When you're sizing the pond, don't forget to factor in shelves for plants. Most aquatic plants like to sit in about 6 to 12 inches of water. I usually recommend digging a "shelf" around the perimeter about a foot deep and a foot wide. This gives you a place to set your pots without them sliding into the deep end. It also makes the pond look more natural once those plants grow in and cover the edges of the liner.

Sizing Your Liner Properly

Once you know how big the hole is going to be, you have to buy a liner. This is a common spot for "math fails." If your pond is 10 feet long and 4 feet deep, you cannot buy a 10-foot liner. You have to account for the depth on both sides, plus extra for the edges.

The formula is: (Length + (2 x Depth) + 2 feet) by (Width + (2 x Depth) + 2 feet).

The extra two feet is for the "overlap" that sits under your rocks or edging. If you don't have enough overlap, the liner can slip, and you'll be dealing with leaks forever. Trust me, it's worth spending the extra fifty bucks on a larger piece of EPDM rubber than trying to skimp and coming up short.

Sizing the Pump and Filtration

Once you know your total volume, you can size your equipment. This is where the math pays off. For a standard backyard pond, you want a pump that can turn over the entire volume of the pond at least once every hour. So, if your math tells you that you have a 1,200-gallon pond, you need a pump rated for at least 1,200 Gallons Per Hour (GPH).
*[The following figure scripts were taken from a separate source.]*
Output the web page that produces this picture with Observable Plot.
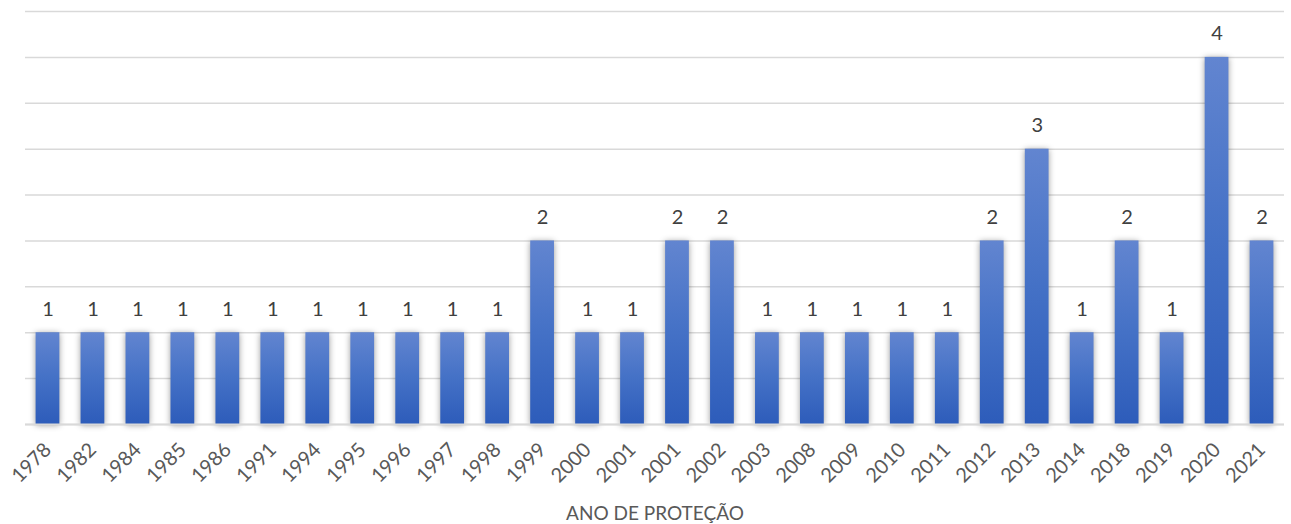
<!DOCTYPE html>
<html><head><meta charset="utf-8">
<script src="https://cdn.jsdelivr.net/npm/d3@7"></script>
<script src="https://cdn.jsdelivr.net/npm/@observablehq/plot@0.6"></script>
<style>
body{margin:0;background:#fff;}
#chart{width:1291px;height:524px;}
</style>
</head><body><div id="chart"></div>
<script>
const years = ["1978","1982","1984","1985","1986","1991","1994","1995","1996","1997","1998","1999","2000","2001","2001","2002","2003","2008","2009","2010","2011","2012","2013","2014","2018","2019","2020","2021"];
const counts = [1,1,1,1,1,1,1,1,1,1,1,2,1,1,2,2,1,1,1,1,1,2,3,1,2,1,4,2];
const gridValues = [0,0.5,1,1.5,2,2.5,3,3.5,4,4.5];
const axisTitle = "ANO DE PROTEÇÃO";

const data = years.map((y,i)=>({key:i, year:y, count:counts[i]}));

const plot = Plot.plot({
  width:1291, height:524,
  marginLeft:25, marginRight:7, marginTop:11, marginBottom:100,
  style:{fontFamily:"Lato, 'Open Sans', sans-serif", fontSize:"19px", color:"#595959", background:"#fff"},
  x:{domain:d3.range(years.length), padding:0, round:false, tickFormat:i=>years[i], tickRotate:-45, tickSize:0, tickPadding:22, label:axisTitle, labelAnchor:"center", labelArrow:"none", labelOffset:95},
  y:{domain:[0,4.5], axis:null},
  marks:[
    Plot.ruleY(gridValues,{stroke:"#d9d9d9", strokeWidth:1.5}),
    Plot.barY(data,{x:"key", y:"count", fill:"url(#barGrad)", insetLeft:10.6, insetRight:10.6}),
    Plot.ruleY([0],{stroke:"#d9d9d9", strokeWidth:2}),
    Plot.text(data,{x:"key", y:"count", text:d=>String(d.count), lineAnchor:"bottom", dy:-17, fill:"#404040", fontSize:20})
  ]
});
const ns="http://www.w3.org/2000/svg";
const defs=document.createElementNS(ns,"defs");
defs.innerHTML='<linearGradient id="barGrad" x1="0" y1="0" x2="0" y2="1"><stop offset="0" stop-color="#6285d0"/><stop offset="0.5" stop-color="#4471c6"/><stop offset="1" stop-color="#2d5cba"/></linearGradient>';
plot.insertBefore(defs, plot.firstChild);
plot.querySelectorAll("g[aria-label='bar'] rect").forEach(r=>r.setAttribute("style","filter:drop-shadow(0px 1px 3px rgba(0,0,0,0.4))"));
plot.querySelectorAll("g[aria-label='x-axis tick label'] text").forEach(t=>t.setAttribute("font-size","20"));
document.getElementById("chart").appendChild(plot);
</script></body></html>
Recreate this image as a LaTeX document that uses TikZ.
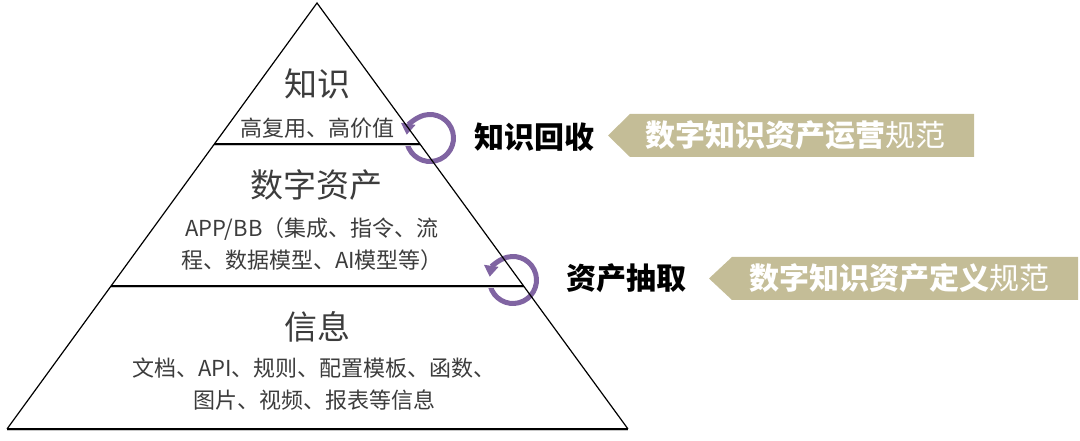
\documentclass[tikz,border=0pt]{standalone}
\usepackage{fontspec}
\setmainfont{Noto Sans CJK SC}
\usepackage{tikz}
\usetikzlibrary{calc}
\usetikzlibrary{arrows.meta}
\definecolor{ink}{RGB}{60,60,60}
\definecolor{loopc}{RGB}{128,100,162}
\definecolor{tanc}{RGB}{196,189,151}

\begin{document}
\begin{tikzpicture}[x=1pt,y=1pt,
		title/.style={text=ink,font=\fontsize{33}{40}\selectfont,inner sep=0pt},
		note/.style={text=ink,font=\fontsize{22}{32}\selectfont,align=center,inner sep=0pt},
		tag/.style={font=\bfseries\fontsize{30}{36}\selectfont,inner sep=0pt},
		band/.style={fill=tanc},
		bandtext/.style={text=white,font=\fontsize{30}{36}\selectfont,inner sep=0pt},
		cyc/.style={draw=loopc,line width=5pt,-{Triangle[length=11pt,width=14pt]}},
		edge/.style={line width=1.2pt},
		level/.style={line width=1.6pt},
		shade/.style={line width=1.6pt,black!22}]
		\useasboundingbox (0,0) rectangle (1080,441);
		% loops
		\coordinate (c1) at (430,303);
		\coordinate (c2) at (513,161);
		\draw[cyc] ($(c1)+(195:23.5)$) arc[start angle=195,delta angle=337,radius=23.5];
		\draw[cyc] ($(c2)+(195:23.5)$) arc[start angle=195,delta angle=337,radius=23.5];
		% pyramid
		\coordinate (apex) at (317,438);
		\coordinate (bl) at (7,12);
		\coordinate (br) at (628,12);
		\coordinate (l1) at ($(apex)!0.331!(bl)$);
		\coordinate (r1) at ($(apex)!0.331!(br)$);
		\coordinate (l2) at ($(apex)!0.664!(bl)$);
		\coordinate (r2) at ($(apex)!0.664!(br)$);
		\draw[shade] ([yshift=-1.6pt]l1) -- ([yshift=-1.6pt]r1);
		\draw[shade] ([yshift=-1.6pt]l2) -- ([yshift=-1.6pt]r2);
		\draw[shade] ([yshift=-1.6pt]bl) -- ([yshift=-1.6pt]br);
		\draw[edge] (bl) -- (apex) -- (br);
		\draw[level] (l1) -- (r1);
		\draw[level] (l2) -- (r2);
		\draw[level] (bl) -- (br);
		% levels
		\node[title] (know) at (317,357) {知识};
		\node[note] (knownote) at (317.5,313) {高复用、高价值};
		\node[title] (asset) at (316,256) {数字资产};
		\node[note] (assetnote) at (312,197) {APP/BB（集成、指令、流\\程、数据模型、AI模型等）};
		\node[title] (info) at (317.5,114) {信息};
		\node[note] (infonote) at (314,57) {文档、API、规则、配置模板、函数、\\图片、视频、报表等信息};
		% steps
		\node[tag] (recycle) at (534.5,304) {知识回收};
		\node[tag] (extract) at (626,163) {资产抽取};
		% rules
		\fill[band] (608,305.5) -- (630,327) -- (974,327) -- (974,284) -- (630,284) -- cycle;
		\node[bandtext] (ops) at (795.5,305.5) {\textbf{数字知识资产运营}规范};
		\fill[band] (709,162.5) -- (732,184) -- (1078,184) -- (1078,141) -- (732,141) -- cycle;
		\node[bandtext] (def) at (899,162.5) {\textbf{数字知识资产定义}规范};
	\end{tikzpicture}
\end{document}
However, you also have to consider "head pressure." If your pump has to push water up a three-foot waterfall, it's not going to move as much water as the box says. Always buy a pump that's a bit more powerful than your minimum requirement. You can always dial a pump down, but you can't make a weak pump stronger.

Common Pitfalls to Avoid

The biggest mistake I see when people are figuring out how to size a pond is ignoring the surrounding landscape. Don't put your pond at the lowest point of your yard. It sounds logical—water flows downhill, right? But the problem is that everything flows downhill. Rainwater runoff will carry lawn fertilizer, pesticides, and mulch into your pond, which will kill your fish and turn the water into pea soup.

You also need to think about the "visual size." A 4x6 foot pond sounds decent when you're looking at a blueprint, but once you put it in a big backyard, it can look like a puddle. Use a garden hose or a long rope to layout the shape on the ground first. Leave it there for a few days. Walk around it, look at it from your back porch, and see if it actually fits the scale of your space.

Final Thoughts on Sized and Stability

At the end of the day, a larger pond is simply more forgiving. If you overfeed the fish one day or a bird happens to drop something in the water, a large pond can handle it. A small "pre-formed" plastic tub pond has almost zero room for error.

Sizing isn't just about the physical space—it's about creating a tiny ecosystem. The more water you have, the more stable that ecosystem becomes. Take your time with the measurements, account for the depth your fish need to stay safe, and always add a little extra room for the plants you'll inevitably want to add later. If you do the work now to figure out how to size a pond correctly, you'll spend a lot more time enjoying the water and a lot less time stressing over it.